Brazil Joins International Marine Research Effort
Newest nation to participate in Integrated Ocean Drilling Program
Brazil recently joined an international marine research effort to document environmental change by monitoring and sampling the unseen world beneath the sea floor.
The country's inclusion made it the newest of 26 member countries in the Integrated Ocean Drilling Program (IODP).
IODP scientists conduct research aboard specialized scientific drilling vessels to advance understanding of the Earth through drilling, coring, monitoring and documenting Earth processes and effects, solid Earth cycles, the subsurface biosphere, and geodynamics.
"We welcome the addition of Brazil's scientists and engineers to IODP at a time when the world needs the knowledge of its researchers," says Rodey Batiza of the U.S. National Science Foundation's Division of Ocean Sciences.
NSF manages the program along with Japan's Ministry of Education, Culture, Sports, Science and Technology.
The first IODP expedition with Brazilian researchers will begin in about six weeks off the coast of Costa Rica. Scientists plan to learn more about the processes that trigger large earthquakes.
The research will take place aboard the drill ship JOIDES Resolution as part of the Costa Rica Seismogenesis Project. Geoscientists will investigate an erosional subduction zone--a zone where Earth's crust is returning to the mantle at an eroding undersea trench.
It's the only known seismogenic zone at an erosional trench that's not too deep for current scientific drilling capabilities. Expedition scientists will work to understand how "unstable slip" is triggered in this zone.
Brazil's membership in IODP will enable recipients of grants through Brazil's "Science Without Frontiers" program to use IODP scientific facilities for their studies. In addition, an organization in Brazil known as Coordination for Improvement of Higher Education Personnel will host IODP's Brazil offices.
According to Batiza, Brazil's participation in IODP will allow Brazilian scientists to work with other international scientists on common problems at the same time--and give U.S. geoscientists, as well as those from other countries, the opportunity to learn from Brazilian researchers.
"Brazil's participation brings new opportunities not only for that country," says Batiza, "but for the global community."
"The most important part of this far-reaching marine geosciences program," he says, "is the first word in its name: integrated.
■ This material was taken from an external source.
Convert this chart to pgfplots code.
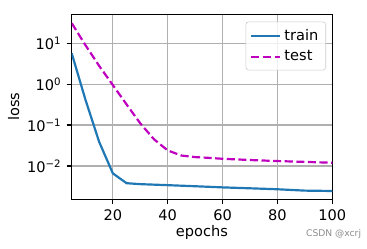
\documentclass[border=0pt]{standalone}
\usepackage{fontspec}
\setmainfont{DejaVu Sans}
\usepackage{pgfplots}
\pgfplotsset{compat=1.18}
\definecolor{c0}{HTML}{1F77B4}
\definecolor{cmag}{rgb}{0.75,0,0.75}
\definecolor{gridc}{HTML}{B0B0B0}
\begin{document}
\begin{tikzpicture}
\path[use as bounding box] (-49.17pt,-34.08pt) rectangle (202.49pt,136.66pt);
\begin{axis}[
  at={(0pt,0pt)}, anchor=south west,
  scale only axis, width=178.7pt, height=126.9pt,
  ymode=log, log basis y=10,
  xmin=5, xmax=100, ymin=0.001535, ymax=51.2,
  xtick={20,40,60,80,100},
  ytick={0.01,0.1,1,10},
  yticklabels={10\textsuperscript{−2},10\textsuperscript{−1},10\textsuperscript{0},10\textsuperscript{1}},
  grid=major, major grid style={gridc, line width=0.8pt},
  axis line style={line width=0.8pt},
  tick align=outside, tick pos=left,
  major tick length=3.5pt, minor tick length=2pt,
  tick style={black, line width=0.8pt},
  minor tick style={black, line width=0.6pt},
  tick label style={font=\fontsize{10}{12}\selectfont},
  /pgf/number format/assume math mode=true,
  xlabel={epochs}, ylabel={loss},
  label style={font=\fontsize{10}{12}\selectfont},
  xlabel style={at={(axis description cs:0.5,-0.1986)}, anchor=base},
  ylabel style={at={(axis description cs:-0.2020,0.5)}, anchor=base},
  legend style={at={(axis description cs:1,1)}, anchor=north east, xshift=-4.3pt, yshift=-5pt,
    draw=black!20, rounded corners=2pt, fill=white, fill opacity=0.8, text opacity=1,
    font=\fontsize{10}{12}\selectfont, row sep=1.5pt, inner ysep=3pt},
  legend cell align=left,
  legend image code/.code={\draw[#1] (0pt,0pt) -- (20pt,0pt);},
]
\addplot[c0, line width=1.5pt] coordinates {
(5,5.7) (10,0.42) (15,0.039) (20,0.0066) (25,0.0038) (30,0.0036) (40,0.0034)
(50,0.0032) (60,0.0030) (70,0.00285) (80,0.0027) (90,0.0025) (100,0.00245)};
\addlegendentry{train}
\addplot[cmag, line width=1.5pt, dash pattern=on 5.55pt off 2.4pt] coordinates {
(5,31) (10,9) (15,2.8) (20,0.95) (25,0.32) (30,0.11) (35,0.045) (40,0.024)
(45,0.018) (50,0.0165) (55,0.0158) (60,0.015) (70,0.014) (80,0.0132) (90,0.0126) (100,0.012)};
\addlegendentry{test}
\end{axis}
\node[anchor=base west, font=\fontsize{6.3}{7}\selectfont, text=black!45] at (157.2pt,-25.85pt) {CSDN @xcrj};
\end{tikzpicture}
\end{document}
We're all working together to explore the Earth under the sea."
Additional support comes from the European Consortium for Ocean Research Drilling, the Australia-New Zealand IODP Consortium, India's Ministry of Earth Sciences, the People's Republic of China's Ministry of Science and Technology and the Korea Institute of Geoscience and Mineral Resources.
The JOIDES Resolution is a scientific research vessel managed by the U.S. Implementing Organization (USIO) of IODP. Texas A&M University, Lamont-Doherty Earth Observatory of Columbia University, and the Consortium for Ocean Leadership comprise the USIO.
The National Science Foundation (NSF) is an independent federal agency that supports fundamental research and education across all fields of science and engineering. In fiscal year (FY) 2016, its budget is $7.5 billion. NSF funds reach all 50 states through grants to nearly 2,000 colleges, universities and other institutions. Each year, NSF receives more than 48,000 competitive proposals for funding and makes about 12,000 new funding awards. NSF also awards about $626 million in professional and service contracts yearly.